Problem. Scan the lines below; pull out those with "Output".
══ Material shown ══
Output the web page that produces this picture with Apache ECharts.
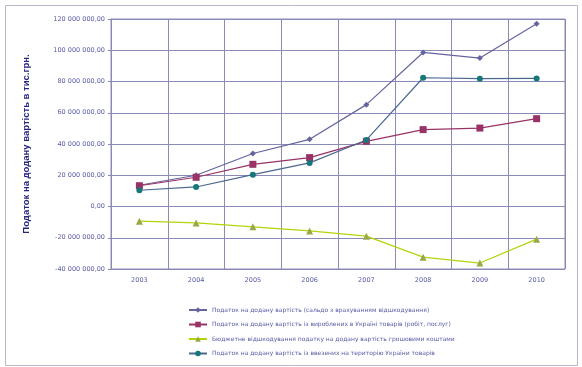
<!DOCTYPE html>
<html>
<head>
<meta charset="utf-8">
<script src="https://cdn.jsdelivr.net/npm/echarts@6/dist/echarts.min.js"></script>
<style>
html,body{margin:0;padding:0;background:#fff;}
#chart{width:582px;height:367px;}
</style>
</head>
<body>
<div id="chart"></div>
<script>
const categories = ['2003','2004','2005','2006','2007','2008','2009','2010'];
const seriesNames = [
  'Податок на додану вартість (сальдо з врахуванням відшкодування)',
  'Податок на додану вартість із вироблених в Україні товарів (робіт, послуг)',
  'Бюджетне відшкодування податку на додану вартість грошовими коштами',
  'Податок на додану вартість із ввезених на територію України товарів'
];
const vatBalance   = [13600000, 20000000, 33900000, 43000000, 65200000, 98600000, 95000000, 116900000];
const vatDomestic  = [13300000, 18700000, 27000000, 31300000, 41700000, 49200000, 50200000, 56200000];
const vatRefund    = [-9400000, -10500000, -13000000, -15600000, -19000000, -32400000, -36200000, -20900000];
const vatImport    = [10400000, 12500000, 20400000, 27900000, 42600000, 82400000, 81800000, 82000000];
const yAxisTitle = 'Податок на додану вартість в тис.грн.';

function fmt(v){
  const neg = v < 0;
  let s = Math.abs(Math.round(v)).toString();
  s = s.replace(/\B(?=(\d{3})+(?!\d))/g, ' ');
  return (neg ? '-' : '') + s + ',00';
}

const chart = echarts.init(document.getElementById('chart'));
const axisColor = '#8a8ab8';
const labelColor = '#5a5aa8';
const font = 'DejaVu Sans';

function mk(name, data, lineColor, markColor, symbol, size){
  return {
    name: name, type: 'line', data: data,
    symbol: symbol, symbolSize: size,
    lineStyle: {color: lineColor, width: 1.2},
    itemStyle: {color: markColor},
    emphasis: {disabled: true}
  };
}

chart.setOption({
  animation: false,
  backgroundColor: '#fff',
  graphic: [{
    type: 'rect', left: 3, top: 3, shape: {width: 572, height: 360},
    style: {fill: 'none', stroke: '#b8b8cc', lineWidth: 1}, silent: true
  }],
  grid: {left: 111, right: 17, top: 19, bottom: 98, show: true, borderColor: axisColor, borderWidth: 1, backgroundColor: '#fff'},
  xAxis: {
    type: 'category', data: categories, boundaryGap: true,
    axisLine: {lineStyle: {color: axisColor}},
    axisTick: {show: true, length: 3, lineStyle: {color: axisColor}},
    axisLabel: {color: labelColor, fontSize: 6.5, fontFamily: font, margin: 8},
    splitLine: {show: true, lineStyle: {color: axisColor, width: 1}}
  },
  yAxis: {
    type: 'value', min: -40000000, max: 120000000, interval: 20000000,
    name: yAxisTitle, nameLocation: 'middle', nameGap: 80,
    nameTextStyle: {color: '#262680', fontSize: 9.5, fontWeight: 'bold', fontFamily: 'Liberation Sans'},
    axisLine: {show: true, lineStyle: {color: axisColor}},
    axisTick: {show: true, length: 3, lineStyle: {color: axisColor}},
    axisLabel: {color: labelColor, fontSize: 6.5, fontFamily: font, margin: 6, formatter: fmt},
    splitLine: {show: true, lineStyle: {color: axisColor, width: 1}}
  },
  legend: {
    orient: 'vertical', left: 183, top: 302, itemGap: 8.5,
    itemWidth: 18, itemHeight: 7,
    textStyle: {color: labelColor, fontSize: 6, fontFamily: font},
    data: seriesNames
  },
  series: [
    mk(seriesNames[0], vatBalance, '#6464a0', '#6464a0', 'diamond', 6),
    mk(seriesNames[1], vatDomestic, '#993366', '#993366', 'rect', 7),
    mk(seriesNames[2], vatRefund, '#b4d40a', '#9aa848', 'triangle', 7),
    mk(seriesNames[3], vatImport, '#4a6890', '#167878', 'circle', 6)
  ]
});
</script>
</body>
</html>
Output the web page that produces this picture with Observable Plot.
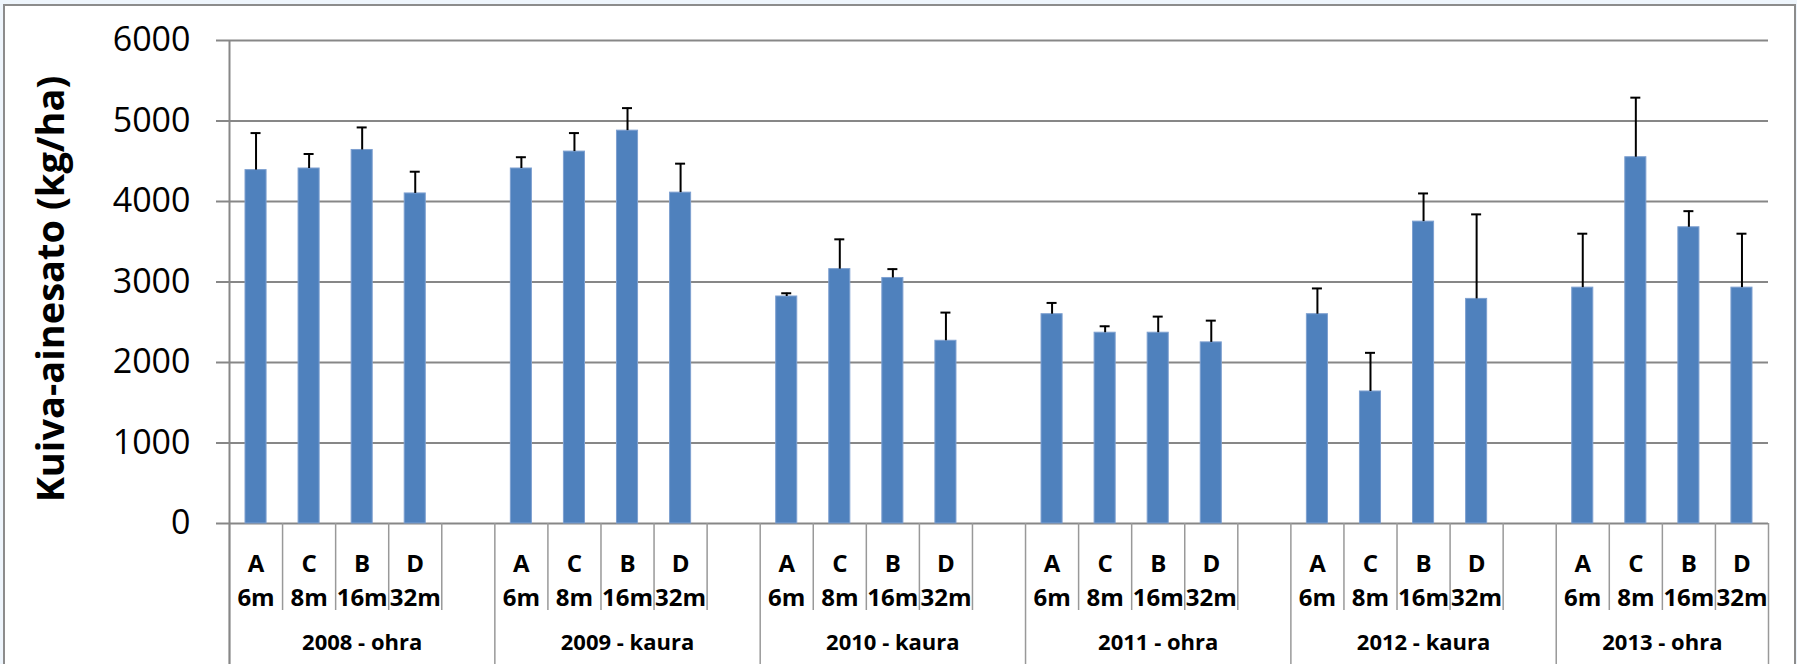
<!DOCTYPE html>
<html><head><meta charset="utf-8">
<script src="https://cdn.jsdelivr.net/npm/d3@7"></script>
<script src="https://cdn.jsdelivr.net/npm/@observablehq/plot@0.6"></script>
<style>
html,body{margin:0;padding:0;background:#eef5fc;width:1797px;height:664px;overflow:hidden;position:relative;font-family:"Open Sans",sans-serif}
#frame{position:absolute;left:3px;top:4px;width:1793px;height:720px;border:2px solid #8c8c8c;background:#fff;box-sizing:border-box}
#chart{position:absolute;left:0;top:0}
</style></head><body><div id="frame"></div><div id="chart"></div>
<script>
// Year / crop groups
const years = ["2008 - ohra", "2009 - kaura", "2010 - kaura", "2011 - ohra", "2012 - kaura", "2013 - ohra"];
// Strip treatments and their widths
const strips = ["A", "C", "B", "D"];
const widths = ["6m", "8m", "16m", "32m"];
// Dry matter yield (kg/ha), per year, in order A, C, B, D
const means = [
  [4390, 4410, 4640, 4100],
  [4410, 4620, 4880, 4110],
  [2820, 3160, 3050, 2270],
  [2600, 2370, 2370, 2250],
  [2600, 1640, 3750, 2790],
  [2930, 4550, 3680, 2930]
];
// Upper error bar length (kg/ha)
const errors = [
  [460, 180, 280, 270],
  [140, 230, 280, 360],
  [40, 370, 110, 350],
  [140, 80, 200, 270],
  [320, 480, 350, 1050],
  [670, 740, 200, 670]
];
const yTicks = [0, 1000, 2000, 3000, 4000, 5000, 6000];
const yTitle = "Kuiva-ainesato (kg/ha)";

const slotsPerGroup = strips.length + 1;
const nSlots = years.length * slotsPerGroup - 1;
const rows = [];
years.forEach((yr, g) => strips.forEach((s, j) => rows.push({
  slot: g * slotsPerGroup + j,
  group: yr,
  label: s + "\n" + widths[j],
  mean: means[g][j],
  top: means[g][j] + errors[g][j]
})));
const groupLabels = years.map((yr, g) => ({
  yr,
  mid: (g * slotsPerGroup + Math.min((g + 1) * slotsPerGroup, nSlots)) / 2
}));
const bounds = d3.range(0, nSlots + 1);
const groupBounds = bounds.filter(b => b % slotsPerGroup === 0 || b === nSlots);
const minorBounds = bounds.filter(b => !groupBounds.includes(b));

const W = 1797, H = 664, mL = 229, mR = 29, mT = 40, mB = 141;
const innerH = H - mT - mB;
const grid = "#878787";

const chart = Plot.plot({
  width: W, height: H,
  marginLeft: mL, marginRight: mR, marginTop: mT, marginBottom: mB,
  style: {background: "transparent", fontFamily: "'Open Sans', sans-serif", color: "black", maxWidth: "none"},
  x: {domain: [0, nSlots], axis: null},
  y: {domain: [0, 6000], axis: null},
  marks: [
    Plot.ruleY(yTicks, {stroke: grid, strokeWidth: 2, insetLeft: -13}),
    Plot.ruleX(minorBounds, {stroke: "#999", strokeWidth: 1.5, insetTop: innerH, insetBottom: -87}),
    Plot.ruleX(groupBounds, {stroke: "#999", strokeWidth: 1.5, insetTop: innerH, insetBottom: -mB}),
    Plot.ruleX([0], {stroke: grid, strokeWidth: 2, insetBottom: -mB}),
    Plot.rectY(rows, {x1: d => d.slot, x2: d => d.slot + 1, y: "mean", insetLeft: 16, insetRight: 16, fill: "#4F81BD", stroke: "#7ea0d0", strokeWidth: 1}),
    Plot.ruleX(rows, {x: d => d.slot + 0.5, y1: "mean", y2: "top", stroke: "black", strokeWidth: 2}),
    Plot.ruleY(rows, {y: "top", x1: d => d.slot + 0.5, x2: d => d.slot + 0.5, insetLeft: -5, insetRight: -5, stroke: "black", strokeWidth: 2}),
    Plot.axisY({ticks: yTicks, tickSize: 0, tickPadding: 39, fontSize: 34, tickFormat: d => String(d)}),
    Plot.text(rows, {x: d => d.slot + 0.5, text: "label", frameAnchor: "bottom", lineAnchor: "middle", textAnchor: "middle", dy: 55, lineHeight: 1.4, fontSize: 24, fontWeight: "bold", fill: "black"}),
    Plot.text(groupLabels, {x: "mid", text: "yr", frameAnchor: "bottom", lineAnchor: "middle", textAnchor: "middle", dy: 119, fontSize: 22, fontWeight: "bold", fill: "black"}),
    Plot.text([yTitle], {frameAnchor: "left", textAnchor: "middle", lineAnchor: "middle", rotate: -90, dx: -178, dy: 7, fontSize: 38, fontWeight: "bold", fill: "black"})
  ]
});
document.getElementById("chart").appendChild(chart);
</script></body></html>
═══
Answer to this problem.
Output the web page that produces this picture with Apache ECharts.
Output the web page that produces this picture with Observable Plot.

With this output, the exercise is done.